>>

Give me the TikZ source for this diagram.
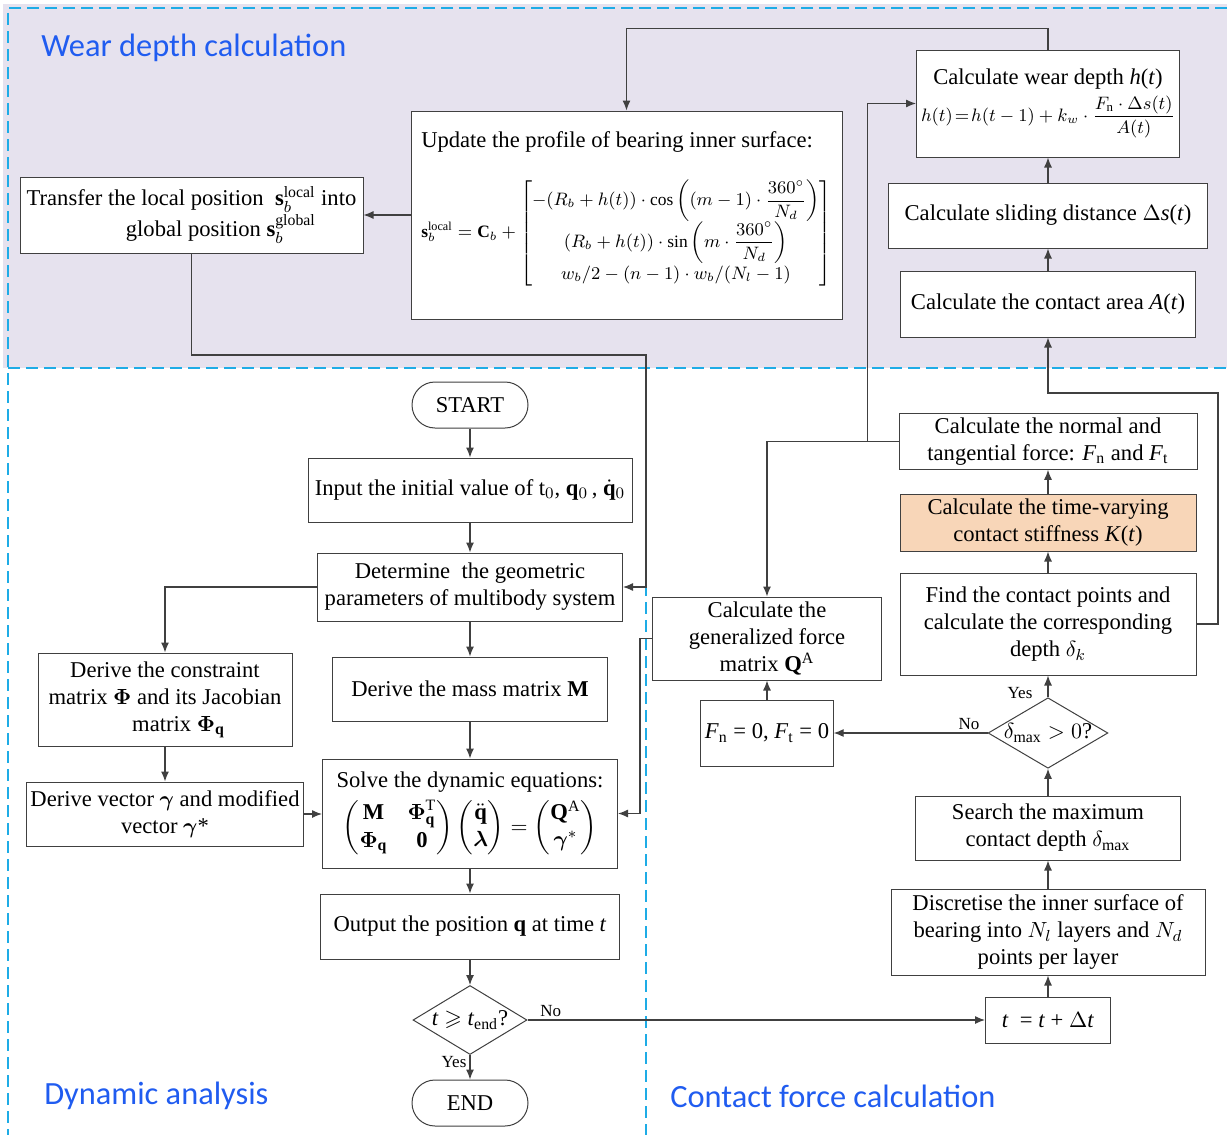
\documentclass[tikz,border=0pt]{standalone}
\usepackage{amsmath,amssymb}
\usepackage{fontspec}
\setmainfont{Liberation Serif}
\newfontfamily\headfont{Carlito}
\usetikzlibrary{arrows.meta,shapes.geometric}

\definecolor{lav}{RGB}{230,226,238}
\definecolor{dashblue}{RGB}{30,172,230}
\definecolor{headblue}{RGB}{32,92,240}
\definecolor{peach}{RGB}{248,214,184}
\definecolor{linegray}{RGB}{64,64,64}

\begin{document}
\begin{tikzpicture}[x=0.5pt,y=-0.5pt,>={Latex[length=5pt,width=4pt]},
  font=\fontsize{11.3}{13.5}\selectfont,line width=0.6pt,
  box/.style={draw=linegray,line width=0.5pt,fill=white,align=center,inner sep=2pt},
  sz/.style 2 args={minimum width=#1,minimum height=#2},
  term/.style={box,rounded corners=11.5pt,sz={58pt}{23pt}},
  dec/.style={diamond,draw=linegray,line width=0.5pt,fill=white,inner sep=0pt,aspect=1.7},
  flow/.style={->,draw=linegray},
  tag/.style={font=\fontsize{8.5}{10}\selectfont,inner sep=1.5pt},
  zone/.style={dashblue,line width=1pt,dash pattern=on 6pt off 3pt},
  head/.style={anchor=west,text=headblue,font=\headfont\fontsize{16.2}{19}\selectfont}]
\useasboundingbox (0,0) rectangle (1227,1135);

% zones
\fill[lav] (3,4) rectangle (1227,368);
\draw[zone] (1227,8) -- (8,8) -- (8,1135);
\draw[zone] (8,368) -- (1227,368);
\draw[zone] (646,368) -- (646,1135);
\node[head] (hwear) at (34,48) {Wear depth calculation};
\node[head] (hdyn) at (37,1096) {Dynamic analysis};
\node[head] (hcon) at (663,1096) {Contact force calculation};

% wear depth calculation
\node[box,sz={171.5pt}{38pt}] (transfer) at (191.5,215)
  {Transfer the local position \ $\mathbf{s}_b^{\mathrm{local}}$ into\\
   \hspace*{2.6em}global position $\mathbf{s}_b^{\mathrm{global}}$};
\node[box,align=left,sz={215.5pt}{104pt}] (update) at (626.5,215)
  {Update the profile of bearing inner surface:\\[13pt]
   {\fontsize{8.7}{10.5}\selectfont\renewcommand{\arraystretch}{1.1}%
   $\mathbf{s}_b^{\mathrm{local}}=\mathbf{C}_b+
   \begin{bmatrix}
    -(R_b+h(t))\cdot\cos\left((m-1)\cdot\dfrac{360^\circ}{N_d}\right)\\
    (R_b+h(t))\cdot\sin\left(m\cdot\dfrac{360^\circ}{N_d}\right)\\
    w_b/2-(n-1)\cdot w_b/(N_l-1)
   \end{bmatrix}$}\\[5pt]\mbox{}};
\node[box,sz={131.5pt}{53.5pt}] (wear) at (1048,103.5)
  {Calculate wear depth \textit{h}(\textit{t})\\[2pt]
   {\fontsize{9.2}{11}\selectfont$h(t)\!=\!h(t-1)+k_w\cdot\dfrac{F_{\mathrm{n}}\cdot\Delta s(t)}{A(t)}$}};
\node[box,sz={159.5pt}{32.5pt}] (slide) at (1048,215.5)
  {Calculate sliding distance $\Delta$\textit{s}(\textit{t})};
\node[box,sz={147.5pt}{33pt}] (area) at (1048,304)
  {Calculate the contact area \textit{A}(\textit{t})};

% dynamic analysis
\node[term] (start) at (470,405) {START};
\node[box,sz={162pt}{32pt}] (input) at (470,490)
  {Input the initial value of t$_0$, $\mathbf{q}_0$\,, $\dot{\mathbf{q}}_0$};
\node[box,sz={152.5pt}{34pt}] (geom) at (470,587)
  {Determine\ \ the geometric\\parameters of multibody system};
\node[box,sz={137.5pt}{32pt}] (mass) at (470,689)
  {Derive the mass matrix $\mathbf{M}$};
\node[box,sz={127pt}{46.5pt}] (constr) at (165,699.5)
  {Derive the constraint\\matrix $\boldsymbol{\Phi}$ and its Jacobian\\
   \hspace*{1.2em}matrix $\boldsymbol{\Phi}_{\mathbf{q}}$};
\node[box,sz={137pt}{32pt}] (gamma) at (165,814)
  {Derive vector $\boldsymbol{\gamma}$ and modified\\vector $\boldsymbol{\gamma}$*};
\node[box,sz={147.5pt}{54.5pt}] (solve) at (470,813.5)
  {Solve the dynamic equations:\\[3pt]
   $\begin{pmatrix}\mathbf{M} & \boldsymbol{\Phi}_{\mathbf{q}}^{\mathrm{T}}\\
     \boldsymbol{\Phi}_{\mathbf{q}} & \mathbf{0}\end{pmatrix}
    \begin{pmatrix}\ddot{\mathbf{q}}\\ \boldsymbol{\lambda}\end{pmatrix}=
    \begin{pmatrix}\mathbf{Q}^{\mathrm{A}}\\ \boldsymbol{\gamma}^{*}\end{pmatrix}$};
\node[box,sz={149.5pt}{32.5pt}] (output) at (470,926.5)
  {Output the position $\mathbf{q}$ at time \textit{t}};
\node[dec,sz={57pt}{34.5pt}] (tend) at (470,1020)
  {\textit{t} $\geqslant$ \textit{t}$_{\mathrm{end}}$?};
\node[term] (end) at (470,1103) {END};

% contact force calculation
\node[box,sz={149pt}{27.5pt}] (force) at (1048,441.5)
  {Calculate the normal and\\tangential force: \textit{F}$_{\mathrm{n}}$ and \textit{F}$_{\mathrm{t}}$};
\node[box,fill=peach,sz={148pt}{28.5pt}] (stiff) at (1048,522.5)
  {Calculate the time-varying\\contact stiffness \textit{K}(\textit{t})};
\node[box,sz={148pt}{51pt}] (find) at (1048,624)
  {Find the contact points and\\calculate the corresponding\\depth $\delta_k$};
\node[dec,sz={58.5pt}{33.5pt}] (dmax) at (1048,733)
  {$\delta_{\mathrm{max}}>0$?};
\node[box,sz={66pt}{33pt}] (zero) at (767,733)
  {\textit{F}$_{\mathrm{n}}$ = 0, \textit{F}$_{\mathrm{t}}$ = 0};
\node[box,sz={114.5pt}{41.5pt}] (genf) at (767,638.5)
  {Calculate the\\generalized force\\matrix $\mathbf{Q}^{\mathrm{A}}$};
\node[box,sz={132.5pt}{32pt}] (search) at (1048,828)
  {Search the maximum\\contact depth $\delta_{\mathrm{max}}$};
\node[box,sz={157pt}{43pt}] (disc) at (1048,932)
  {Discretise the inner surface of\\bearing into $N_l$ layers and $N_d$\\points per layer};
\node[box,sz={62.5pt}{23pt}] (tstep) at (1048,1020)
  {\textit{t}\ \ = \textit{t} + $\Delta$\textit{t}};

% connectors, wear depth part
\draw[flow] (wear.north) -- ++(0,-21) -| (update.north);
\draw[flow] (update.west) -- (transfer.east);
\coordinate (wrap) at (646,355);
\draw[flow] (transfer.south) |- (wrap) |- (geom.east);
\draw[flow] (slide) -- (wear);
\draw[flow] (area) -- (slide);

% connectors, dynamic part
\draw[flow] (start) -- (input);
\draw[flow] (input) -- (geom);
\draw[flow] (geom) -- (mass);
\draw[flow] (geom.west) -| (constr.north);
\draw[flow] (constr) -- (gamma);
\draw[flow] (mass) -- (solve);
\draw[flow] (gamma.east) -- (gamma.east -| solve.west);
\draw[flow] (solve) -- (output);
\draw[flow] (output) -- (tend);
\draw[flow] (tend) -- node[tag,left,pos=0.3]{Yes} (end);
\draw[flow] (tend.east) -- node[tag,above right,pos=0.02]{No} (tstep.west);

% connectors, contact part
\draw[flow] (tstep) -- (disc);
\draw[flow] (disc) -- (search);
\draw[flow] (search) -- (dmax);
\draw[flow] (dmax) -- node[tag,left,pos=0.2,xshift=-6pt]{Yes} (find);
\draw[flow] (dmax.west) -- node[tag,above,pos=0.12]{No} (zero.east);
\draw[flow] (zero) -- (genf);
\draw[flow] (find) -- (stiff);
\draw[flow] (stiff) -- (force);
\draw[flow] (force.west) -| (genf.north);
\path (force.west) -- ++(-31,0) coordinate (split);
\draw[flow] (split) |- (wear.west);
\coordinate (loop) at (1218,393);
\draw[flow] (find.east) -| (loop) -| (area.south);
\draw[flow] (genf.west) -- ++(-12,0) |- (solve.east);
\end{tikzpicture}
\end{document}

<<

**REQUEST**
Reproduce the material above from its first line through the line containing "(hcon) at (663,1096)", both ends included, and skip every picture.

**OUTPUT OF THE TASK**
Give me the TikZ source for this diagram.
\documentclass[tikz,border=0pt]{standalone}
\usepackage{amsmath,amssymb}
\usepackage{fontspec}
\setmainfont{Liberation Serif}
\newfontfamily\headfont{Carlito}
\usetikzlibrary{arrows.meta,shapes.geometric}

\definecolor{lav}{RGB}{230,226,238}
\definecolor{dashblue}{RGB}{30,172,230}
\definecolor{headblue}{RGB}{32,92,240}
\definecolor{peach}{RGB}{248,214,184}
\definecolor{linegray}{RGB}{64,64,64}

\begin{document}
\begin{tikzpicture}[x=0.5pt,y=-0.5pt,>={Latex[length=5pt,width=4pt]},
  font=\fontsize{11.3}{13.5}\selectfont,line width=0.6pt,
  box/.style={draw=linegray,line width=0.5pt,fill=white,align=center,inner sep=2pt},
  sz/.style 2 args={minimum width=#1,minimum height=#2},
  term/.style={box,rounded corners=11.5pt,sz={58pt}{23pt}},
  dec/.style={diamond,draw=linegray,line width=0.5pt,fill=white,inner sep=0pt,aspect=1.7},
  flow/.style={->,draw=linegray},
  tag/.style={font=\fontsize{8.5}{10}\selectfont,inner sep=1.5pt},
  zone/.style={dashblue,line width=1pt,dash pattern=on 6pt off 3pt},
  head/.style={anchor=west,text=headblue,font=\headfont\fontsize{16.2}{19}\selectfont}]
\useasboundingbox (0,0) rectangle (1227,1135);

% zones
\fill[lav] (3,4) rectangle (1227,368);
\draw[zone] (1227,8) -- (8,8) -- (8,1135);
\draw[zone] (8,368) -- (1227,368);
\draw[zone] (646,368) -- (646,1135);
\node[head] (hwear) at (34,48) {Wear depth calculation};
\node[head] (hdyn) at (37,1096) {Dynamic analysis};
\node[head] (hcon) at (663,1096) {Contact force calculation};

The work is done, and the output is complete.